Iran has enacted the "Fifth Point" of its regional ultimatum: declaring total sovereignty over the Strait of Hormuz because the primary shipping fairway passes through their territorial waters. This has transformed the world's most vital waterway into a sovereign "toll booth." Major economies are now bypassing the dollar to secure physical energy:
- India: Utilizing Rubles and Yuan to bypass U.S. sanctions.
- Spain: Negotiating directly with Tehran to secure passage for energy shipments.
- The Philippines: Traditionally a staunch U.S. ally, now negotiating with Russia for energy and accepting Rubles as the price of survival.
With physical oil prices hitting 170–200 per barrel, the U.S. can no longer "speculate" its way out of a crisis when the physical commodity is firmly in the hands of the adversary.
The $10 Gallon and the "Helium Crisis"
Domestic impacts are no longer limited to the 8.75–10 per gallon gasoline crippling American consumers. Senator Mark Warner’s warnings reveal a deeper, systemic supply chain collapse that threatens the very heart of the U.S. tech economy.

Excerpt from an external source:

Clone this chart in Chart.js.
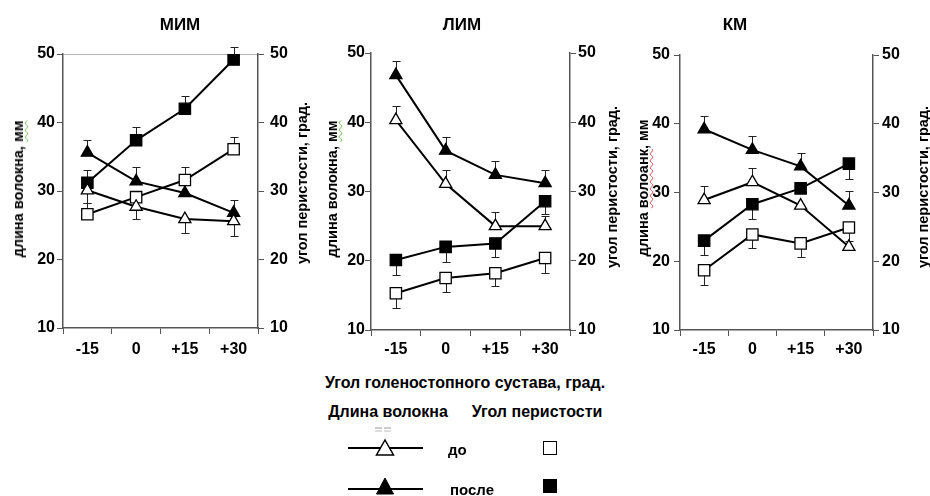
<!DOCTYPE html>
<html>
<head>
<meta charset="utf-8">
<script src="https://cdn.jsdelivr.net/npm/chart.js@4.4.1/dist/chart.umd.min.js"></script>
<style>
body { margin: 0; background: #fff; }
#wrap { position: relative; width: 930px; height: 496px; overflow: hidden;
        font-family: "Liberation Sans", Arial, sans-serif; font-weight: bold; color: #000; }
canvas { position: absolute; top: 0; }
.t { position: absolute; white-space: nowrap; transform: translate(-50%, -50%); }
.l { position: absolute; white-space: nowrap; transform: translateY(-50%); }
.v { position: absolute; white-space: nowrap; font-size: 14.5px;
     transform: translate(-50%, -50%) rotate(-90deg); }
.wg { text-decoration: underline wavy #6bbf4e; text-decoration-thickness: 1px; text-underline-offset: 1px; }
.wr { text-decoration: underline wavy #e05050; text-decoration-thickness: 1px; text-underline-offset: 1px; }
</style>
</head>
<body>
<div id="wrap">
  <canvas id="c1" width="310" height="370" style="left:0"></canvas>
  <canvas id="c2" width="320" height="370" style="left:310px"></canvas>
  <canvas id="c3" width="300" height="370" style="left:630px"></canvas>

  <div class="t" style="left:180px; top:25px; font-size:17px">МИМ</div>
  <div class="t" style="left:462px; top:25px; font-size:17px">ЛИМ</div>
  <div class="t" style="left:735px; top:25px; font-size:17px">КМ</div>

  <div class="v" style="left:18px; top:189px">длина волокна, <span class="wg">мм</span></div>
  <div class="v" style="left:302px; top:183px">угол перистости, град.</div>
  <div class="v" style="left:332px; top:189px">длина волокна, <span class="wg">мм</span></div>
  <div class="v" style="left:612px; top:187px">угол перистости, град.</div>
  <div class="v" style="left:643px; top:188px">длина <span class="wr">волоанк</span>, мм</div>
  <div class="v" style="left:923px; top:187px">угол перистости, град.</div>

  <div class="t" style="left:465px; top:383px; font-size:16px">Угол голеностопного сустава, град.</div>
  <div class="t" style="left:388px; top:412px; font-size:16px">Длина волокна</div>
  <div class="t" style="left:537px; top:412px; font-size:16px">Угол перистости</div>

  <svg style="position:absolute; left:0; top:0" width="930" height="496">
    <line x1="375" y1="428" x2="382" y2="428" stroke="#999" stroke-width="1"/>
    <line x1="384" y1="428" x2="391" y2="428" stroke="#999" stroke-width="1"/>
    <line x1="375" y1="431" x2="382" y2="431" stroke="#bbb" stroke-width="1"/>
    <line x1="384" y1="431" x2="391" y2="431" stroke="#bbb" stroke-width="1"/>
    <line x1="348" y1="448" x2="423" y2="448" stroke="#000" stroke-width="2"/>
    <polygon points="385,440 393.5,455 376.5,455" fill="#fff" stroke="#000" stroke-width="1.5"/>
    <rect x="543.5" y="441.5" width="13" height="13" fill="#fff" stroke="#000" stroke-width="1"/>
    <line x1="348" y1="489" x2="423" y2="489" stroke="#000" stroke-width="2"/>
    <polygon points="385,478 393.5,494 376.5,494" fill="#000" stroke="#000" stroke-width="1"/>
    <rect x="543" y="479" width="14" height="14" fill="#000"/>
  </svg>
  <div class="l" style="left:448px; top:449px; font-size:15px">до</div>
  <div class="l" style="left:450px; top:489px; font-size:15px">после</div>
</div>

<script>
const angles = ['-15', '0', '+15', '+30'];
const yTicks = [10, 20, 30, 40, 50];

// МИМ
const mimLenBefore = [30.1, 27.7, 25.9, 25.6];
const mimLenBeforeErr = [-1.8, -1.8, -2.0, -2.2];
const mimLenAfter = [35.6, 31.4, 29.7, 26.8];
const mimLenAfterErr = [1.9, 2.1, 0, 1.9];
const mimAngBefore = [26.6, 29.1, 31.6, 36.1];
const mimAngBeforeErr = [1.6, 0, 1.9, 1.8];
const mimAngAfter = [31.2, 37.4, 42.0, 49.2];
const mimAngAfterErr = [1.8, 1.9, 1.9, 1.8];

// ЛИМ
const limLenBefore = [40.3, 31.1, 25.0, 25.0];
const limLenBeforeErr = [2.0, 2.0, 2.1, 1.4];
const limLenAfter = [46.8, 35.9, 32.4, 31.2];
const limLenAfterErr = [2.0, 1.9, 2.0, 1.9];
const limAngBefore = [15.3, 17.5, 18.2, 20.4];
const limAngBeforeErr = [-2.1, -2.0, -1.9, -2.1];
const limAngAfter = [20.1, 22.0, 22.5, 28.6];
const limAngAfterErr = [-2.1, -2.2, -2.0, -1.9];

// КМ
const kmLenBefore = [28.9, 31.5, 28.1, 22.1];
const kmLenBeforeErr = [2.0, 2.0, 0, 0];
const kmLenAfter = [39.2, 36.2, 33.8, 28.1];
const kmLenAfterErr = [2.0, 2.0, 2.0, 2.1];
const kmAngBefore = [18.7, 23.9, 22.6, 24.9];
const kmAngBeforeErr = [-2.2, -2.0, -2.0, -2.0];
const kmAngAfter = [23.0, 28.3, 30.6, 34.2];
const kmAngAfterErr = [-2.1, -2.1, 0, -2.2];

const tickFont = { family: '"Liberation Sans", Arial, sans-serif', size: 16, weight: 'bold' };
const axisColor = '#555';

// error bars drawn under the markers, through the chart's own y scales
const errorBars = {
    id: 'errorBars',
    beforeDatasetsDraw(chart) {
        const ctx = chart.ctx;
        ctx.save();
        ctx.strokeStyle = '#222';
        ctx.lineWidth = 1;
        chart.data.datasets.forEach((ds, i) => {
            const scale = chart.scales[ds.yAxisID];
            chart.getDatasetMeta(i).data.forEach((pt, j) => {
                const e = ds.err[j];
                if (!e) return;
                const y0 = scale.getPixelForValue(ds.data[j]);
                const y1 = Math.round(scale.getPixelForValue(ds.data[j] + e)) + 0.5;
                const x = Math.round(pt.x) + 0.5;
                ctx.beginPath();
                ctx.moveTo(x, y0);
                ctx.lineTo(x, y1);
                ctx.moveTo(x - 4, y1);
                ctx.lineTo(x + 4, y1);
                ctx.stroke();
            });
        });
        ctx.restore();
    }
};

function series(data, err, shape, filled, axis) {
    return {
        data: data,
        err: err,
        yAxisID: axis,
        borderColor: '#000',
        borderWidth: 2,
        tension: 0,
        pointStyle: shape,
        pointRadius: shape == 'rect' ? 8 : 7,
        pointHoverRadius: shape == 'rect' ? 8 : 7,
        pointBorderWidth: 1.3,
        pointBorderColor: '#000',
        pointBackgroundColor: filled ? '#000' : '#fff'
    };
}

function yAxis(pos, width, gap, topLine) {
    return {
        position: pos,
        min: yTicks[0],
        max: yTicks[yTicks.length - 1],
        ticks: { stepSize: yTicks[1] - yTicks[0], color: '#000', font: tickFont, padding: gap - 6 },
        grid: {
            drawOnChartArea: topLine,
            color: c => (c.tick && c.tick.value == yTicks[yTicks.length - 1]) ? '#b5b5b5' : 'rgba(0,0,0,0)',
            tickColor: axisColor,
            tickLength: 6
        },
        border: { color: axisColor, width: 1.5 },
        afterFit: s => { s.width = width; }
    };
}

function createChart(id, sets, p) {
    new Chart(document.getElementById(id), {
        type: 'line',
        data: {
            labels: angles,
            datasets: [
                series(sets[0], sets[1], 'triangle', false, 'y'),
                series(sets[2], sets[3], 'triangle', true, 'y'),
                series(sets[4], sets[5], 'rect', false, 'y2'),
                series(sets[6], sets[7], 'rect', true, 'y2')
            ]
        },
        options: {
            responsive: false,
            animation: false,
            layout: { padding: { top: p.top, left: 0, right: 0, bottom: 0 } },
            plugins: { legend: { display: false }, tooltip: { enabled: false } },
            scales: {
                x: {
                    offset: true,
                    grid: { offset: true, drawOnChartArea: false, tickLength: 6, tickColor: axisColor },
                    border: { color: axisColor, width: 1.5 },
                    ticks: { color: '#000', font: tickFont, padding: p.xPad, maxRotation: 0, autoSkip: false },
                    afterFit: s => { s.height = p.xH; }
                },
                y: yAxis('left', p.yW, p.lGap, p.topLine),
                y2: yAxis('right', p.y2W, p.rGap, false)
            }
        },
        plugins: [errorBars]
    });
}

createChart('c1',
    [mimLenBefore, mimLenBeforeErr, mimLenAfter, mimLenAfterErr,
     mimAngBefore, mimAngBeforeErr, mimAngAfter, mimAngAfterErr],
    { top: 54, yW: 63, y2W: 52, xH: 42, lGap: 8, rGap: 12, xPad: 6, topLine: true });

createChart('c2',
    [limLenBefore, limLenBeforeErr, limLenAfter, limLenAfterErr,
     limAngBefore, limAngBeforeErr, limAngAfter, limAngAfterErr],
    { top: 53, yW: 61, y2W: 60, xH: 40, lGap: 6, rGap: 8, xPad: 4, topLine: false });

createChart('c3',
    [kmLenBefore, kmLenBeforeErr, kmLenAfter, kmLenAfterErr,
     kmAngBefore, kmAngBeforeErr, kmAngAfter, kmAngAfterErr],
    { top: 55, yW: 50, y2W: 57, xH: 40, lGap: 10, rGap: 9, xPad: 4, topLine: false });
</script>
</body>
</html>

- Helium: There is no domestic reserve for helium in the United States. The regional shutdown in the Middle East—the world’s second-largest producer—has hit record highs, specifically threatening the cooling systems of data centers (AI/Cloud) and semiconductor manufacturing.
- Aluminum: Two of the world’s four largest smelters are now offline, driving armored and industrial production costs to unsustainable heights.
- Fertilizer: Costs for domestic farming have spiked by 40%, ensuring that food inflation will remain a permanent fixture of the domestic landscape.
A Cultural Sea Change: The "Eurasian Monster"
The conflict has bridged the historical Sunni-Shiite divide in a way decades of diplomacy could not. The "Arab Street" now views the Iranian (Shiite) resistance with visceral admiration for successfully challenging "the ultimate evil." This sectarian bridge-building has birthed a "Eurasian monster" of political and military cooperation.
This isn't just local fervor; it is backed by the strategic weight of Russia and China. These powers are providing the "lending" of satellite imagery, targeting intelligence, and legal "case law" (deniable support) to Iran. The old U.S. strategy of "divide and conquer" is officially obsolete, replaced by a cohesive bloc that renders the U.S. an outsider in the Eastern Hemisphere.
Conclusion: The Eviction Notice
The 2026 conflict has exposed a fundamental mismatch in war models. In 1941, the U.S. went from 25% unemployment to full employment in four months, fueled by an industrial powerhouse. In 2026, the U.S. is fighting a "speculative bubble" war, attempting to fund a kinetic conflict using a "fake money" derivatives market that is currently bursting.
The "Eviction Notice" has been served. The U.S. is being relegated to the Western Hemisphere as the global "Reset" takes hold. The writing on the wall is no longer a metaphor; it is a literal geopolitical reality. As we run out of $5 million interceptors to fight $50,000 drones, we must ask if the U.S. can survive its demotion from a global hegemon to a regional power, watching from across the ocean as the physical economy moves on without us.